Cline on the Constitution – Religious Tests
I posted this discussion right after Amy Barrett appeared in front of the Senate Judiciary Committee after she was nominated for the Federal Appellate Court. There is a high expectation that this outstanding woman will be smeared and vilified in the coming weeks, including undergoing sustained attacks based upon her Christian beliefs. I thought it might be worthwhile to revisit the issue of Religious Tests for holding public office.
Religious Tests Under the Constitution
California Senator, Dianne Feinstein, abetted by Senate Colleagues recently demeaned the Catholic faith of a nominee to the Seventh Circuit Court of Appeal.
The nominee, Amy Barrett, is a professor of law from Norte Dame. She has impeccable legal, intellectual and educational credentials and once clerked for Supreme Court Justice Antonin Scalia. At her confirmation hearing, she was subjected to an aggressive line of questioning concerning her religious beliefs as a practicing Catholic. In one particularly offensive exchange, Senator Feinstein scolded her and said, “When you read your speeches the conclusion one draws is that the dogma lives loudly within you.”
U.S. Bishops condemned the comments as “anti-Catholic bigotry” that reveal “a thinly veiled anti-Christian bias.” The President of Norte Dame, John Jenkins, said it was “chilling” to hear from a United States Senator that one’s religion might disqualify them from service as a federal judge.
Senator Feinstein’s motivation in examining a nominee’s religious views is no secret. She wants to know if the nominee agrees with the religious teachings of her church regarding the morality of abortion or homosexual activity.

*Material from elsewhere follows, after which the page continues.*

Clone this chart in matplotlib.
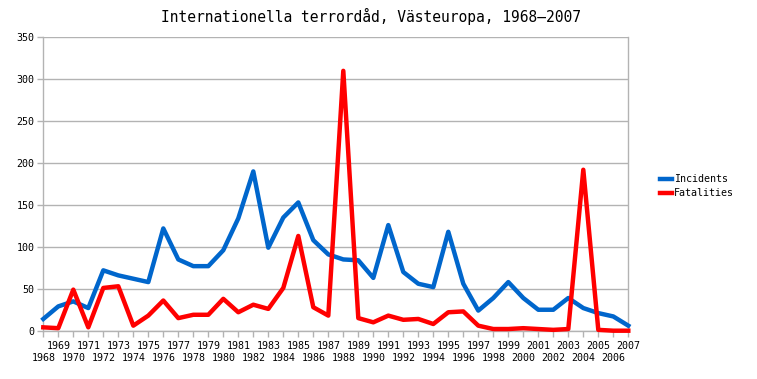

She wants to know if the candidate would uphold or overturn Roe v Wade (abortion) or Lawrence v. Texas (gay sexual activity)because of her religious beliefs. And if the nominee does not answer by expressly rejecting such religious teaching she risks having her nomination voted down and being denied the public office she seeks.
This is not the first instance in our modern history that the faith of individuals wishing to serve in public office has been attacked by Senators.
At one time not so long ago the questioning of judicial nominees by Chuck Schumer, Dick Durbin and others, became so egregious that a public information campaign was launched under the title “Catholics need not apply!” In reaction a coterie of Catholic Senators, led by Pat Leahy, proposed a Senate rule prohibiting inquiry into a person’s religious beliefs. The rule failed to come to a vote. Even, John Roberts, our current Chief Justice, at his confirmation hearing, was aggressively examined under oath about his Catholic faith. And only recently, Socialist Senator Bernie Sanders attacked Russell Vought, a nominee to the post of budget deputy director over his Christian faith.
Does such questioning of a nominee’s religious beliefs violate the Constitution?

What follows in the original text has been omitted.